With the mantra 'F1 races are often won when the car isn't moving during the pit stop' ringing in his ears, Ben will never stop innovating, never stop solving problems and never stop finding a better way to be human. And that gravitational pull increasingly takes him back to his roots, cardboard, and the future of packaging.

He continued: "I've got some ideas of things I'd like to do at some point where, rather than the product turning up, you open the box, get the product out, and the cardboard immediately goes in the bin. There's a real opportunity to do something exciting for the kids with that, with the interior of it.

"You know, how many times has somebody been given a Christmas present and the child ends up just playing with the cardboard box, and you're like, no, it's the thing inside it that I spent all my hard-earned money on, and they're like, no, it's the box.

"I love a box. So why not make it playful? Why not make it a better experience? Because it's then memorable. And that's essentially free advertising.

"And if you can do it and it's not going to cost you more money because it's within the cost of the tooling or it's like a few extra dollars or something for the tooling, why wouldn't you do it?"

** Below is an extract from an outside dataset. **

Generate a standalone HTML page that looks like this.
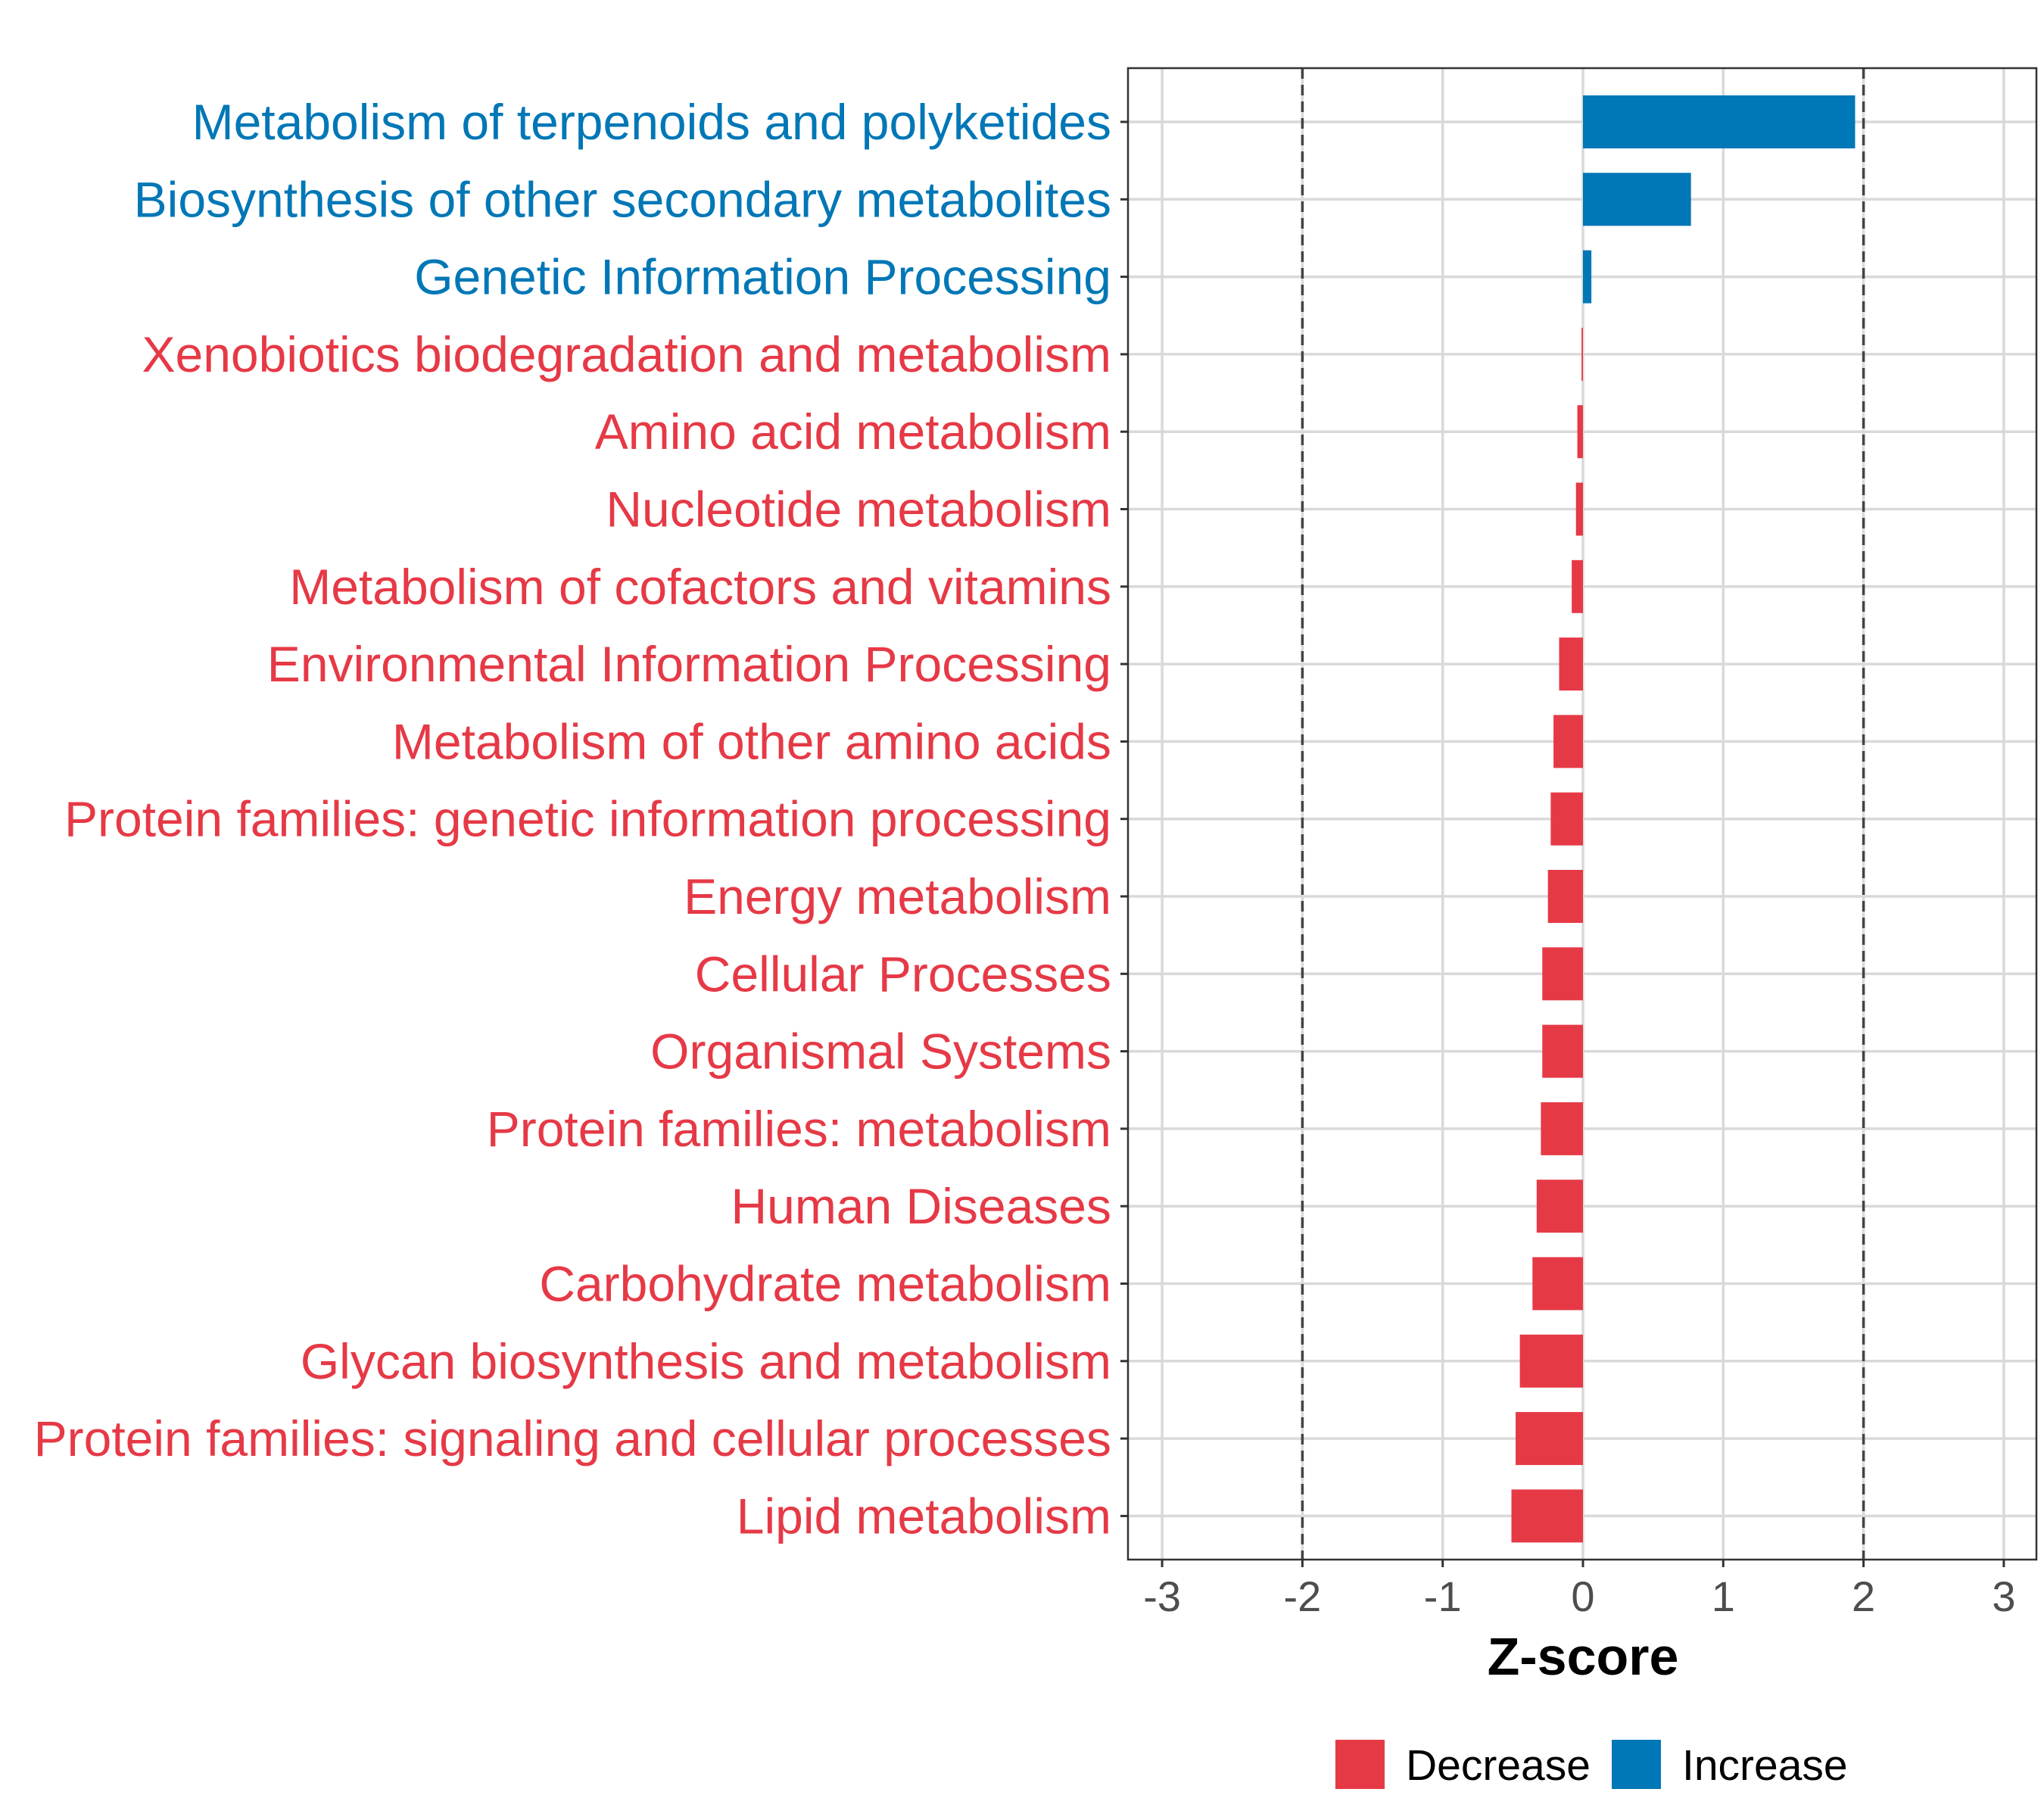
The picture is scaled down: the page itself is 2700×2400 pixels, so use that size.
<!DOCTYPE html>
<html><head><meta charset="utf-8"><style>
body{margin:0;background:#fff}
svg{display:block;font-family:"Liberation Sans",sans-serif}
</style></head><body>
<svg id="chart" width="2700" height="2400" viewBox="0 0 2700 2400"></svg>
<script>
const categories=["Metabolism of terpenoids and polyketides","Biosynthesis of other secondary metabolites","Genetic Information Processing","Xenobiotics biodegradation and metabolism","Amino acid metabolism","Nucleotide metabolism","Metabolism of cofactors and vitamins","Environmental Information Processing","Metabolism of other amino acids","Protein families: genetic information processing","Energy metabolism","Cellular Processes","Organismal Systems","Protein families: metabolism","Human Diseases","Carbohydrate metabolism","Glycan biosynthesis and metabolism","Protein families: signaling and cellular processes","Lipid metabolism"];
const zscores=[1.94,0.77,0.06,-0.01,-0.04,-0.05,-0.08,-0.17,-0.21,-0.23,-0.25,-0.29,-0.29,-0.30,-0.33,-0.36,-0.45,-0.48,-0.51];
const xTicks=[-3,-2,-1,0,1,2,3];
const thresholds=[-2,2];
const RED="#E63946",BLUE="#0077B6";
const NS="http://www.w3.org/2000/svg";
const svg=document.getElementById('chart');
const P={l:1490,r:2690,t:90,b:2060};
const x=v=>2091+v*185.3;
const y=i=>161+i*102.3;
function mk(t,a,p){const e=document.createElementNS(NS,t);for(const k in a)e.setAttribute(k,a[k]);(p||svg).appendChild(e);return e;}
xTicks.forEach(t=>{const g=mk('line',{x1:x(t),x2:x(t),y1:P.t,y2:P.b,stroke:'#d9d9d9','stroke-width':3.5});

});
categories.forEach((c,i)=>{const g=mk('line',{x1:P.l,x2:P.r,y1:y(i),y2:y(i),stroke:'#d9d9d9','stroke-width':3.5});

});
thresholds.forEach(t=>{const d=mk('line',{x1:x(t),x2:x(t),y1:P.t,y2:P.b,stroke:'#444','stroke-width':3.5,'stroke-dasharray':'14,8'});

});
zscores.forEach((v,i)=>{const x0=Math.min(x(0),x(v)),w=Math.abs(x(v)-x(0));
const b=mk('rect',{x:x0,y:y(i)-35,width:Math.max(w,1),height:70,fill:v>0?BLUE:RED});


const tk=mk('line',{x1:P.l-10,x2:P.l,y1:y(i),y2:y(i),stroke:'#333','stroke-width':3});


const t=mk('text',{x:P.l-22,y:y(i)+23,'text-anchor':'end','font-size':66,fill:v>0?BLUE:RED});
t.textContent=categories[i];

});
const br=mk('rect',{x:P.l,y:P.t,width:P.r-P.l,height:P.b-P.t,fill:'none',stroke:'#333','stroke-width':2.5});


xTicks.forEach(t=>{const tk=mk('line',{x1:x(t),x2:x(t),y1:P.b,y2:P.b+10,stroke:'#333','stroke-width':3});


const l=mk('text',{x:x(t),y:P.b+68,'text-anchor':'middle','font-size':56,fill:'#4d4d4d'});
l.textContent=t;

});
const xt=mk('text',{x:x(0),y:2212,'text-anchor':'middle','font-size':70,'font-weight':'bold',fill:'#000'});
xt.textContent='Z-score';


[[1764,RED,1857,'Decrease'],[2129,BLUE,2222,'Increase']].forEach(l=>{
const s=mk('rect',{x:l[0],y:2298,width:65,height:65,fill:l[1]});


const t=mk('text',{x:l[2],y:2351,'font-size':57,fill:'#000'});
t.textContent=l[3];

});
</script>
</body></html>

Having spent the last 12 years in Senior Management at one of Britain's most influential innovation companies, few people understand the need for innovative thinking better.
"We were constantly trying to do things just a bit differently. I think what often happens is the focus is very much on the product, the product, the product, and at the last minute, there's a realisation that we need to put it in a box. But we tried to do things quite differently and said everything would be recyclable, the product, the box, the packaging, everything.

"You would very quickly realise that's quite hard. We were trying to change everything, just turning it on its head. So, particularly for the product, we said that every single item was made of recycled resin or could be recyclable, and then it was down to people to convince you why it couldn't be.

"And, you know, there are often incredibly good reasons why they can't be. But it's just a bit of a cultural shift."

When Packaging Innovations comes around in February, Ben will headline what promises to be a speaking line-up bursting at the seams with cutting-edge innovation.

Having spent a lifetime creating, making, building, testing and iterating anything and everything, the number one question he gets asked is how to create an environment ripe for innovation. But Ben believes many boundaries are set before you even take up residency on day one of your new role.

"I think companies work very differently," he continued. "I've worked for three companies now, and they often work in very different ways.

"Some are marketing driven, where marketing owns everything. They tell you what to make, and then you engineer and make stuff.

"Whereas the company I've just come from, engineering was king. Solving the problem was king. And then marketing would have to get on board and embrace the thing that we've come up with and the problem we'd solved. They would then have to figure out the story behind it and sell the thing.

"Without doubt, it's the number one thing I'm asked about at the moment, the thing I speak on a lot - how do companies become more innovative and more creative?

"And I think a lot of that stems from whether you're a marketing-based business or a problem-solving-based business, where you need to stay one step ahead of the competitors, need to stay one step ahead of the problems that are around us, like a pandemic and Brexit and all those other things."

Having spent a career at the intersection between creative idea generation and practical business application, his lessons on seeking out highly creative cultures and top-notch learning environments will undoubtedly be highly sought-after.

And while he continues to fine-tune his problem-solving skills to face a new challenge - the packaging waste challenge - one of the biggest issues of the day, his insights and creativity will no doubt be pivotal in helping turn the ideas of tomorrow into reality.